It should do just fine, they'll move some snow and it'll only take some time to do it.


----------



## omahaben (Aug 14, 2015)

omahaben;2025223 said:


> Thank you for the input. I did order a Warn Provantage 60" Straight Blade with the mid mount kit. Seems like it will be a bit more heavy duty than the front mount. Also I purchased the terra 35 3500 superwinch. I am with you on Warn being the best as I have one of their 9.5cti winches on my car trailer. After doing a lot of research I found that the superwinch is equal to or greater than the provantage warn in the terra line and for 50% of the price. I also bought the Synthetic Line so I don't tear through the lift point.
> 
> I will tell you how I feel about using the atv to blade my driveways. I have a road about 350ft long 12ft wide. 35x70 house driveway and a 60x100 shop driveway.


When we first moved to our place we I used a X534 John Deere Tractor with Chains and a Blade. It worked just like you said. Fine but slow.


----------



## omahaben (Aug 14, 2015)

Got the Warn Provantage Blade and I am impressed in the quality of the unit. I am also impressed with the quality of the superwinch terra 35. It will be interesting to see how the ATV does the snow. 

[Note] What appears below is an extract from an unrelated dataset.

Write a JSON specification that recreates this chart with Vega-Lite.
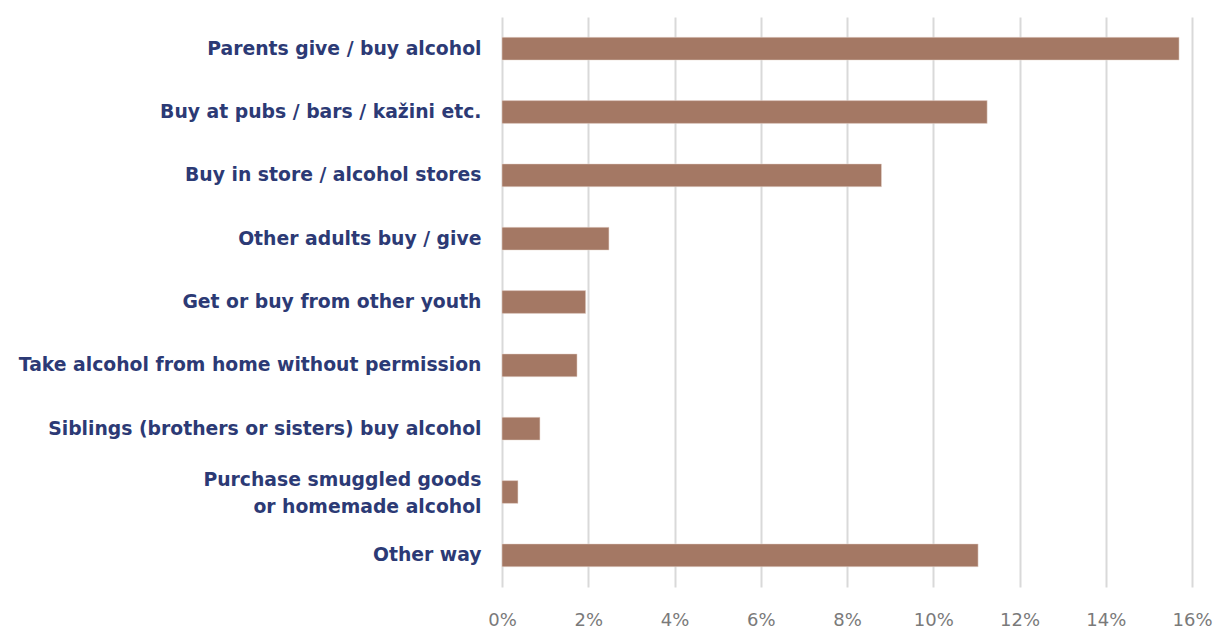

Thanks for the help. I am glad that I didn't do the Boss blade at this point.


----------



## BUFF (Dec 24, 2009)

omahaben;2026833 said:


> Got the Warn Provantage Blade and I am impressed in the quality of the unit. I am also impressed with the quality of the superwinch terra 35. It will be interesting to see how the ATV does the snow.
> 
> Thanks for the help. I am glad that I didn't do the Boss blade at this point.


Good to hear.Thumbs Up


----------